You can image how easy this movie was to pitch in Hollywood.  An offbeat dark comedy that can be summed up in one sentence:  A hitman, beginning to doubt his career choice, returns to his hometown to attend his tenth high school reunion and attempts to reunite with the woman he left behind.  There is plenty of gunplay, for those viewers interested in action, and romantic tension for those who prefer a love story.  Sounds like the perfect date movie, but does it have anything else to offer the video renter?

The moral angst of the troubled hitman, played by John Cusack, is at times both amusing and thought provoking.  Given the common metaphor of the attorney as a hired gun, several of the hitman's problems seem relevant to moral dilemmas faced by attorneys.

Cusack's hitman is a generally sympathetic character.  As he is frequently rationalizing, he kills only people who deserve it (not members of Greenpeace, for example).  "There is a reason I show up at your door," he says.  Yet in the same breath, he takes no responsibility for the morality of his actions.   A recurring theme is the hitman's excuse to his victims or to those who merely question the propriety of his line of work.   "Look, it's not me [who is deciding that the victim's past acts justify his execution].  I'm just in this for the money."

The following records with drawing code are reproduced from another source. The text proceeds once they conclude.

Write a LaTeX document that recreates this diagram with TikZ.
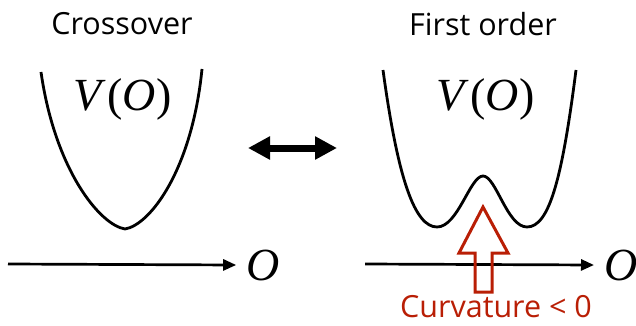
\documentclass[tikz,border=0pt]{standalone}
\usepackage{fontspec}
\setmainfont{Open Sans}
\newfontfamily\mathserif{Liberation Serif}
\usetikzlibrary{positioning, arrows.meta}
\definecolor{curvRed}{RGB}{185, 30, 5}
\newcommand{\potlabel}{\textit{V}\kern1pt(\textit{O}\kern1pt)}

\begin{document}
\begin{tikzpicture}[
    x=1pt, y=-1pt,
    every node/.style={inner sep=0pt},
    title/.style={font=\fontsize{30.5}{32}\selectfont, anchor=center},
    vlabel/.style={font=\mathserif\fontsize{46}{48}\selectfont},
    potential/.style={line width=2.8pt, line join=round},
    axis/.style={-{Triangle[length=13pt, width=11pt]}, line width=2.7pt},
    swap/.style={{Triangle[length=22pt, width=22pt]}-{Triangle[length=22pt, width=22pt]}, line width=7pt},
    hollow/.style={draw=curvRed, line width=3pt, line join=miter}
]
\useasboundingbox (0,0) rectangle (636,326);

% --- Left: crossover ------------------------------------------------------
\node[title] (cross) at (122,24) {Crossover};
\node[vlabel] (vleft) at (123,99) {\potlabel};
\draw[potential] (41,72) .. controls (55,170) and (100,225) .. (125,229)
                         .. controls (150,225) and (192,170) .. (202,69);
\coordinate (axleft) at (8,264);
\node[vlabel] (oleft) at (263,265) {\textit{O}};
\draw[axis] (axleft) -- ([xshift=-10pt]oleft.west);

% --- Middle: double arrow -------------------------------------------------
\coordinate (swl) at (248,148);
\coordinate (swr) at (337,148);
\draw[swap] (swl) -- (swr);

% --- Right: first order ---------------------------------------------------
\node[title] (first) at (483,24) {First order};
\node[vlabel] (vright) at (486,99) {\potlabel};
\draw[potential] (383,70) .. controls (398,180) and (415,227) .. (437,227)
                          .. controls (458,227) and (470,176) .. (483,176)
                          .. controls (496,176) and (507,227) .. (527,227)
                          .. controls (549,227) and (562,180) .. (576,70);
\coordinate (axright) at (365,264);
\node[vlabel, anchor=west] (oright) at (604,265) {\textit{O}};
\draw[axis] (axright) -- ([xshift=-10pt]oright.west);

% --- Hollow arrow under the barrier ---------------------------------------
\draw[hollow] (483,207) -- (508,253) -- (492,253) -- (492,292)
              -- (475,292) -- (475,253) -- (459,253) -- cycle;
\node[title, text=curvRed, anchor=base, text depth=0pt] (curv) at (496,317) {Curvature < 0};

\end{tikzpicture}
\end{document}
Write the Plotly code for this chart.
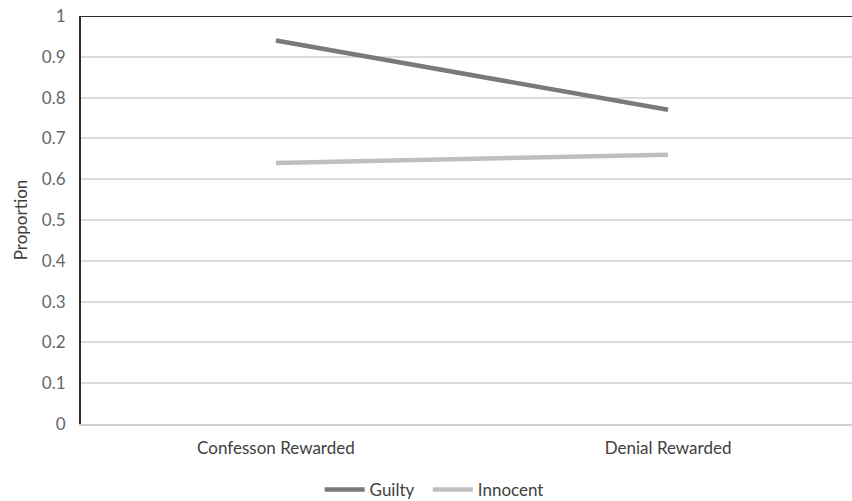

Isn't this the same scenario that is played out daily in law offices, boardrooms and courtrooms across America?  Everyone wants to demonize their opponents, so as to justify the means used to exact retribution, but very few want to take actual responsibility for passing judgment or for justifying the sometimes disproportionate vengeance sought.  At the end of the day, most people leave the office secure in the knowledge that they are only doing it for the money.  Someone else has to take responsibility for that, whether it's the client or the system.

There are a number of memorable scenes in the film.   Among them:  an attorney proves that the pen is mightier than the gun, and the hitman demonstrates how television can ruin your mind.  To explain these here would give away too much.